Synapse

Monday, May 4, 2009

Synapse is the gap between the axon terminals of one neuron and the dendrite, or cell body, of another. It is at this cleft point that the electrochemical signals of one neuron, coming along its axon length, jumps the gap onto the other neuron's dendrite. The springboard for this signal jump is a chemical substance called neurotransmitter, which makes possible this synapse phenomenon. Synapse also exists between a neuron and a non-neuronal cell, such as those in muscles or glands.

The word synapse was first used at the end of the nineteenth century by the British neurophysiologist Charles Sherrington, who argued, on the basis of his own observations of reflex responses and the studies of the great Spanish anatomist, Ramón y Cajal, that a special form of transmission takes place at the contact between one nerve cell and the next.
Although most synapses connect axons to dendrites, there are also other types of connections, including axon-to-cell-body, axon-to-axon, and dendrite-to-dendrite. Synapses are generally too small to be recognizable using a light microscope. They can only be visualized clearly using an electron microscope.

Synapses send information-containing impulses directionally from a presynaptic neuron to a postsynaptic one. The presynaptic terminal, or synaptic button, is a specialized area within the axon of the presynaptic nerve cell which contains neurotransmitters enclosed in small membrane-bound spheres called synaptic vesicles. These synaptic vesicles are docked at the presynaptic plasma membrane at regions called active zones.

The synaptic process starts with a wave of electrochemical excitation called an action potential which travels along the membrane of the presynaptic cell, until it reaches the synaptic gap. The electrical depolarization of the membrane at the synapse causes channels to open that are permeable to calcium ions.

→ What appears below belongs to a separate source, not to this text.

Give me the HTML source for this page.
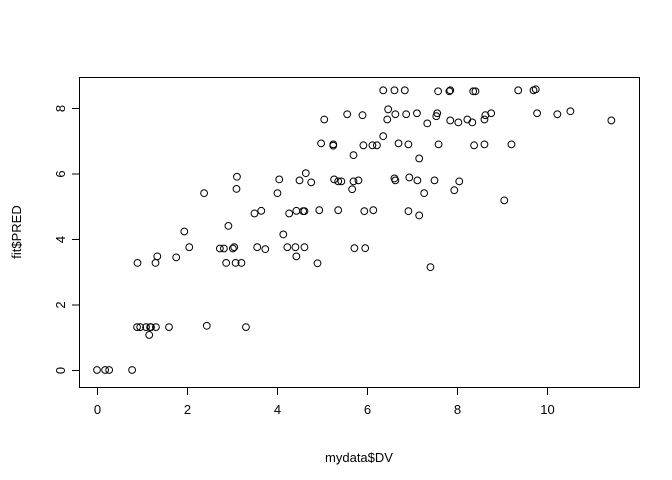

Calcium ions flow through the presynaptic membrane, rapidly increasing the calcium concentration in the interior. The high calcium concentration activates a set of calcium-sensitive proteins attached to vesicles that contain a neurotransmitter chemical. These proteins change shape, causing the membranes of some docked vesicles to fuse with the membrane of the presynaptic nerve cell, opening the vesicles and dumping their neurotransmitters into the synaptic cleft, the narrow space between the membranes of the pre- and post-synaptic cells.

The neurotransmitter diffuses within the cleft. Some of it escapes, but some of it binds to chemical receptor molecules located on the membrane of the postsynaptic neuron. The binding of neurotransmitter causes the receptor molecule to be activated in some way. Due to thermal shaking, neurotransmitter molecules eventually break loose from the receptors and drift away. The neurotransmitter is either reabsorbed by the presynaptic nerve cell, and then repackaged for future release, or else it is broken down metabolically.